At the event biographer Bakhtiar Dadabhoy revealed how it took him eight long years to complete the book. Mehta too raised his eyebrows in wonder. “It took you eight years?” “It took me much less to write, but it took time to get you around,” replied Dadabhoy, who is a senior civil servant in the Indian Railways.
Mehta spoke of how he was in awe of the “incredible research” Dadabhoy had done.
“I don’t know where he got all that information from. But obviously he did and I couldn’t argue with it because he stated facts. He quoted newspaper articles, positive and negative. If it’s a truthful book, you have to portray everything. He went into the details of my time in Montreal, Los Angeles, New York, Israel. I take my hat off to him for the amount of research.”
It was not too long after Mehta had released his own memoir, Zubin Mehta: The Score Of My Life, when Dadabhoy first approached him for a biography. The maestro dismissed the idea, as he didn’t see the need for a biography having just penned a memoir.
But Dadabhoy wouldn’t give up and eventually Mehta had to yield. “I couldn’t have dreamed that this book could even exist until last year when Mr Dadabhoy reached me,” he said.
‘No concert halls’
The maestro also rues the lack of concert halls in India and points out how China is having a “cultural explosion”. “When we went in ’94, Shanghai had one concert hall of 600 people, now they have at least four or five concert halls and they are building their second opera house.
I frankly don’t understand why they need a second opera house. But they are building it, whether that’s ego, or a government that doesn’t know what to do with their money… every city in China has a concert hall. The whole world’s musicians are going to China each month and they are playing to full house.”
He’s not as appreciative of the Chinese audience though. “People are eating their sandwiches, sending SMS — that’s the Chinese way.” But he wonders why India hasn’t been building places for music. “Especially in Delhi.
It’s a scandal that the national capital cannot build a music hall. I have even written to the President, to Members of the Parliament. They all agree with me and yet there is no hall in Delhi.”
He sees an interest in Western classical music in the big cities here. “Last year when I played in Chennai, the concert hall was too small for the number of interested people who showed up.”

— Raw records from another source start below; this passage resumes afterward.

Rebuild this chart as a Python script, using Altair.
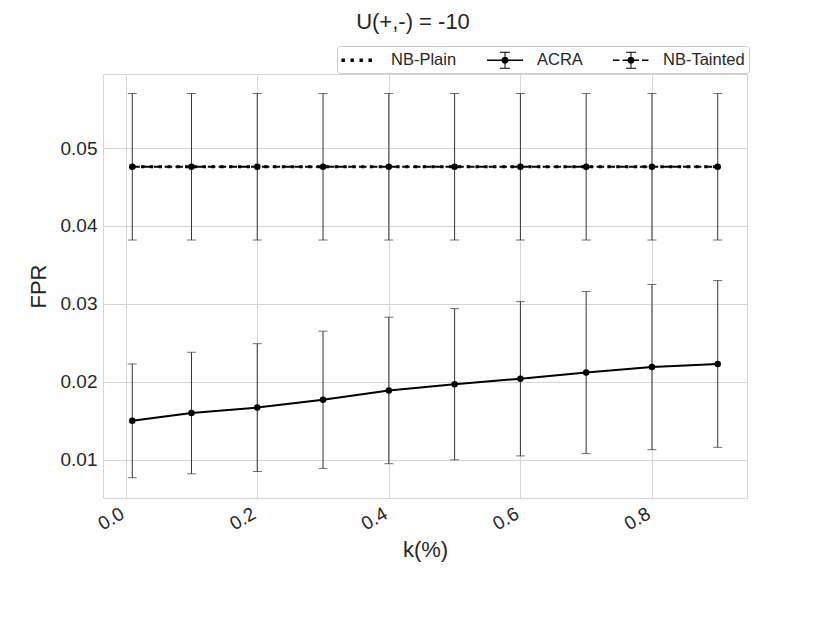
import altair as alt
import pandas as pd

# ---- data ----
k = [0.01, 0.1, 0.2, 0.3, 0.4, 0.5, 0.6, 0.7, 0.8, 0.9]
nb_plain = [0.0476, 0.0476, 0.0476, 0.0476, 0.0476, 0.0476, 0.0476, 0.0476, 0.0476, 0.0476]
acra_mean = [0.0150, 0.0160, 0.0167, 0.0177, 0.0189, 0.0197, 0.0204, 0.0212, 0.0219, 0.0223]
acra_err = [0.0073, 0.0078, 0.0082, 0.0088, 0.0094, 0.0097, 0.0099, 0.0104, 0.0106, 0.0107]
nbt_mean = [0.0476, 0.0476, 0.0476, 0.0476, 0.0476, 0.0476, 0.0476, 0.0476, 0.0476, 0.0476]
nbt_err = [0.0094, 0.0094, 0.0094, 0.0094, 0.0094, 0.0094, 0.0094, 0.0094, 0.0094, 0.0094]
series_names = ["NB-Plain", "ACRA", "NB-Tainted"]
x_ticks = [0.0, 0.2, 0.4, 0.6, 0.8]
y_ticks = [0.01, 0.02, 0.03, 0.04, 0.05]

FONT = "Liberation Sans"
TXT = "#262626"
GRID = "#d5d5d5"

plain_df = pd.DataFrame({"k": k, "fpr": nb_plain})
acra_df = pd.DataFrame({
    "k": k, "fpr": acra_mean,
    "lo": [m - e for m, e in zip(acra_mean, acra_err)],
    "hi": [m + e for m, e in zip(acra_mean, acra_err)],
})
nbt_df = pd.DataFrame({
    "k": k, "fpr": nbt_mean,
    "lo": [m - e for m, e in zip(nbt_mean, nbt_err)],
    "hi": [m + e for m, e in zip(nbt_mean, nbt_err)],
})
legend_df = pd.DataFrame({"series": series_names})

xscale = alt.Scale(domain=[-0.0345, 0.9445], nice=False, zero=False)
yscale = alt.Scale(domain=[0.0051, 0.0595], nice=False, zero=False)
xaxis = alt.Axis(values=x_ticks, format=".1f", title="k(%)", labelAngle=330,
                 labelAlign="right", labelBaseline="top", labelPadding=6,
                 labelOffset=-8, titlePadding=6)
yaxis = alt.Axis(values=y_ticks, format=".2f", title="FPR", labelPadding=6,
                 titlePadding=10)


def xe(f):
    return alt.X(f"{f}:Q", scale=xscale, axis=xaxis, title="k(%)")


def ye(f):
    return alt.Y(f"{f}:Q", scale=yscale, axis=yaxis, title="FPR")


EB = "#333333"


def errbars(df):
    rule = alt.Chart(df).mark_rule(color=EB, strokeWidth=1).encode(
        x=xe("k"), y=ye("lo"), y2="hi")
    cap_lo = alt.Chart(df).mark_tick(color=EB, orient="horizontal", size=9,
                                     thickness=1).encode(x=xe("k"), y=ye("lo"))
    cap_hi = alt.Chart(df).mark_tick(color=EB, orient="horizontal", size=9,
                                     thickness=1).encode(x=xe("k"), y=ye("hi"))
    return [rule, cap_lo, cap_hi]


plain_line = alt.Chart(plain_df).mark_line(
    color="black", strokeWidth=3, strokeDash=[3.3, 5.5]).encode(x=xe("k"), y=ye("fpr"))

acra_line = alt.Chart(acra_df).mark_line(color="black", strokeWidth=2).encode(
    x=xe("k"), y=ye("fpr"))
acra_pts = alt.Chart(acra_df).mark_circle(color="black", size=42, opacity=1).encode(
    x=xe("k"), y=ye("fpr"))

nbt_line = alt.Chart(nbt_df).mark_line(
    color="black", strokeWidth=2, strokeDash=[7.5, 3.3]).encode(x=xe("k"), y=ye("fpr"))
nbt_pts = alt.Chart(nbt_df).mark_circle(color="black", size=42, opacity=1).encode(
    x=xe("k"), y=ye("fpr"))


# legend glyphs, all filled shapes (units: 1 = 10 px)
def rect(x0, y0, x1, y1):
    return f"M{x0},{y0}H{x1}V{y1}H{x0}Z"


dot = "M1.15,0A0.35,0.35,0,1,1,0.45,0A0.35,0.35,0,1,1,1.15,0Z"
bar = rect(0.75, -0.8, 0.85, 0.8) + rect(0.3, -0.85, 1.3, -0.75) + rect(0.3, 0.75, 1.3, 0.85)
path_plain = "".join(rect(x, -0.17, round(x + 0.34, 2), 0.17) for x in [-0.95, -0.05, 0.85, 1.75])
path_acra = rect(-1, -0.075, 2.6, 0.075) + bar + dot
path_nbt = "".join(rect(a, -0.075, b, 0.075) for a, b in
                   [(-1, -0.35), (-0.05, 0.6), (0.95, 1.6), (1.9, 2.55)]) + bar + dot

legend_layer = alt.Chart(legend_df).mark_point(
    filled=True, fill="black", opacity=0, size=400
).encode(
    shape=alt.Shape("series:N",
                    scale=alt.Scale(domain=series_names,
                                    range=[path_plain, path_acra, path_nbt]),
                    legend=alt.Legend(
                        title=None, orient="none", legendX=234, legendY=-28,
                        direction="horizontal", symbolSize=400,
                        symbolFillColor="black", symbolStrokeWidth=0,
                        symbolOpacity=1,
                        labelFont=FONT, labelFontSize=16.5, labelColor=TXT,
                        labelOffset=30, columnPadding=30, padding=4,
                        fillColor="white", strokeColor="#cccccc",
                        cornerRadius=3))
)

layers = [plain_line] + errbars(acra_df) + [acra_line, acra_pts] + \
    errbars(nbt_df) + [nbt_line, nbt_pts, legend_layer]

chart = alt.layer(*layers).properties(
    width=644, height=424,
    autosize=alt.AutoSizeParams(type="none"),
    padding={"left": 95, "top": 66, "right": 75, "bottom": 100},
    title=alt.TitleParams("U(+,-) = -10", font=FONT, fontSize=22,
                          fontWeight="normal", color=TXT, anchor="middle",
                          dx=-12, offset=12),
    background="white",
).configure_view(
    stroke=GRID, strokeWidth=1
).configure_axis(
    grid=True, gridColor=GRID, gridWidth=1, domain=False, ticks=False,
    tickSize=0, labelFont=FONT, labelFontSize=19, labelColor=TXT,
    titleFont=FONT, titleFontSize=22, titleFontWeight="normal", titleColor=TXT,
)

chart.save("out.html", embed_options={"renderer": "svg", "actions": False})
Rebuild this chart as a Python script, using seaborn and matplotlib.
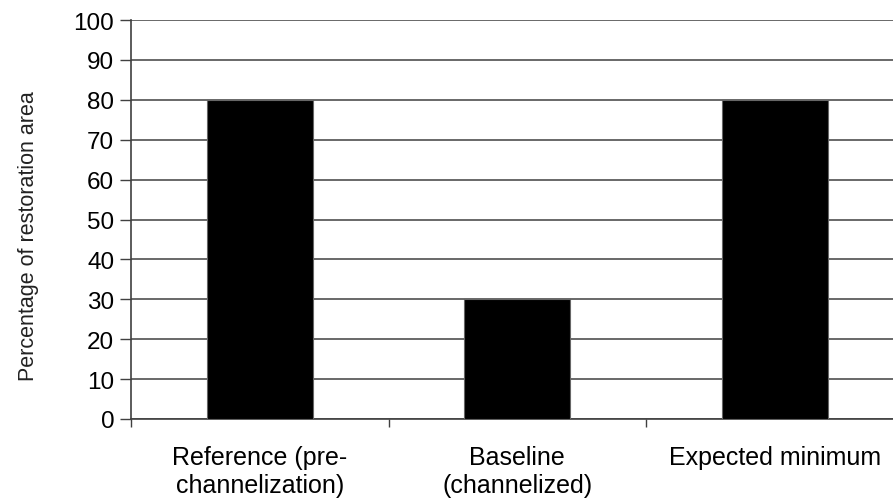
import matplotlib
matplotlib.use("Agg")
import matplotlib.pyplot as plt
import seaborn as sns
import pandas as pd

categories = ["Reference (pre-\nchannelization)", "Baseline\n(channelized)", "Expected minimum"]
values = [80, 30, 80]
y_ticks = [0, 10, 20, 30, 40, 50, 60, 70, 80, 90, 100]

sns.set_theme(style="white")
plt.rcParams['font.family'] = ['Liberation Sans', 'DejaVu Sans']

df = pd.DataFrame({"cat": categories, "val": values})

fig = plt.figure(figsize=(8.93, 5.02), dpi=100)
W, H = 893, 502
ax = fig.add_axes([131 / W, (H - 420) / H, 772.5 / W, 399 / H])

sns.barplot(data=df, x="cat", y="val", color="black", width=0.41, ax=ax,
            saturation=1, edgecolor="#666666", linewidth=0.8, zorder=3)

ax.set_ylim(0, 100)
ax.set_xlim(-0.5, 2.5)
ax.set_yticks(y_ticks)
ax.set_yticklabels([str(t) for t in y_ticks], fontsize=17.5, color="black")
ax.yaxis.grid(True, color="#404040", linewidth=1.1, zorder=0)
ax.set_axisbelow(True)

ax.set_xticks([0, 1, 2])
ax.set_xticklabels(categories, fontsize=18, linespacing=1.2, color="black")
ax.set_xticks([-0.5, 0.5, 1.5, 2.5], minor=True)
ax.tick_params(axis="x", which="major", length=0, pad=19)
ax.tick_params(axis="x", which="minor", length=6, width=1, color="#404040", bottom=True)
ax.tick_params(axis="y", which="major", length=8, width=1, color="#404040", left=True, pad=4)

for s in ["top", "right"]:
    ax.spines[s].set_visible(False)
for s in ["left", "bottom"]:
    ax.spines[s].set_color("#404040")
    ax.spines[s].set_linewidth(1.2)

ax.set_xlabel("")
ax.set_ylabel("Percentage of restoration area", fontsize=15.5, color="#222222")
ax.yaxis.set_label_coords(-92 / 772.5, (420 - 236) / 399)

fig.savefig("out.png", dpi=100)
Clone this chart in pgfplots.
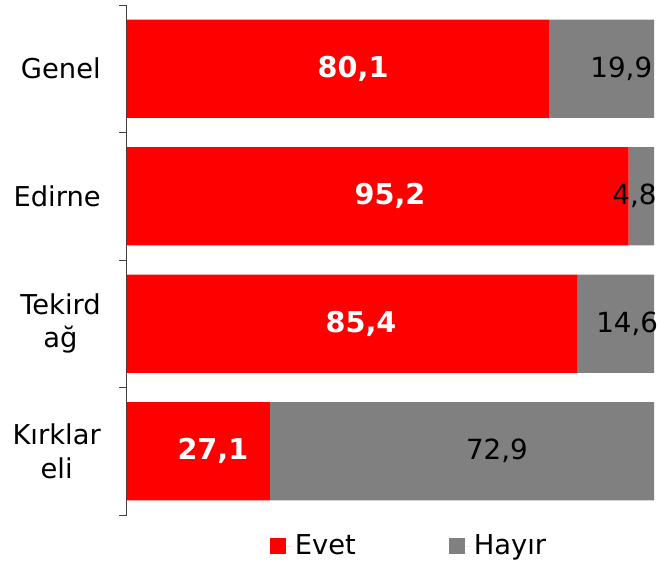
\documentclass[border=0pt]{standalone}
\usepackage{pgfplots}
\pgfplotsset{compat=1.18}
\usepackage{fontspec}
\setmainfont{DejaVu Sans}
\definecolor{evet}{HTML}{FF0000}
\definecolor{hayir}{HTML}{808080}
\definecolor{axgray}{HTML}{404040}
\tikzset{wlab/.style={text=white, font=\fontsize{21.5}{25}\selectfont\bfseries, anchor=center, inner sep=0pt},
  blab/.style={text=black, font=\fontsize{20.8}{25}\selectfont, anchor=center, inner sep=0pt}}
\begin{document}
\fontsize{20.5}{25}\selectfont
\begin{tikzpicture}
\useasboundingbox (-95.25pt,-38.25pt) rectangle (399.75pt,386.25pt);
\begin{axis}[
  at={(0pt,0pt)}, anchor=south west,
  scale only axis, width=395.25pt, height=382.5pt,
  xbar stacked, bar width=0.77,
  xmin=0, xmax=100, ymin=-0.5, ymax=3.5, y dir=reverse,
  axis x line=none, axis y line*=left,
  ytick={-0.5,0.5,1.5,2.5,3.5},
  yticklabels={Genel,Edirne,{Tekird\\ağ},{Kırklar\\eli}},
  y tick label as interval,
  yticklabel style={align=center, font=\fontsize{20.5}{25}\selectfont, inner sep=0pt, xshift=-13.5pt},
  tick align=outside, major tick length=6pt,
  axis line style={axgray, line width=0.75pt},
  tick style={axgray, line width=0.75pt},
  legend style={draw=none, legend columns=2, at={(0.536,-0.061)}, anchor=center,
    font=\fontsize{20.5}{25}\selectfont,
    /tikz/every even column/.append style={column sep=68pt}},
  legend image code/.code={\fill[#1] (0pt,-6pt) rectangle (12pt,6pt); \path (0pt,0pt) -- (16.5pt,0pt);},
]
\addplot[fill=evet, draw=none]
  coordinates {(80.1,0) (95.2,1) (85.4,2) (27.1,3)};
\addlegendentry{Evet}
\addplot[fill=hayir, draw=none]
  coordinates {(19.9,0) (4.8,1) (14.6,2) (72.9,3)};
\addlegendentry{Hayır}
\coordinate (e0) at (axis cs:42.9,0);
\coordinate (e1) at (axis cs:49.9,1);
\coordinate (e2) at (axis cs:44.4,2);
\coordinate (e3) at (axis cs:16.3,3);
\coordinate (h0) at (axis cs:93.8,0);
\coordinate (h1) at (axis cs:96.3,1);
\coordinate (h2) at (axis cs:94.9,2);
\coordinate (h3) at (axis cs:70.2,3);
\end{axis}
\node[wlab] at (e0) {80,1};
\node[wlab] at (e1) {95,2};
\node[wlab] at (e2) {85,4};
\node[wlab] at (e3) {27,1};
\node[blab] at (h0) {19,9};
\node[blab] at (h1) {4,8};
\node[blab] at (h2) {14,6};
\node[blab] at (h3) {72,9};
\end{tikzpicture}
\end{document}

A massive fan of cricket & chillies
Zubin Mehta often credits his success to certain opportunities. “I made half my career by jumping in at the last moment. I think my success was due almost entirely to the misfortunes of my elderly colleagues,” he once said.
At 18, he quit trying to become a doctor. “I always had the intention of becoming a conductor, not because I wanted to wave a stick, but because orchestral music appeals to me,” he said once.
At 26, he became the youngest conductor of a major American orchestra when the Los Angeles Philharmonic made him director.
Mehta loves spicy food. Once, while conducting a piece was famously spotted with tears rolling down his face because he had accidentally rubbed his eyes with chilly-laced hands while on his way to the concert.
When asked why he loved cricket so much, he said, “Simple. I grew up in Mumbai playing the game in the big yards of our homes in Cuffe Parade.”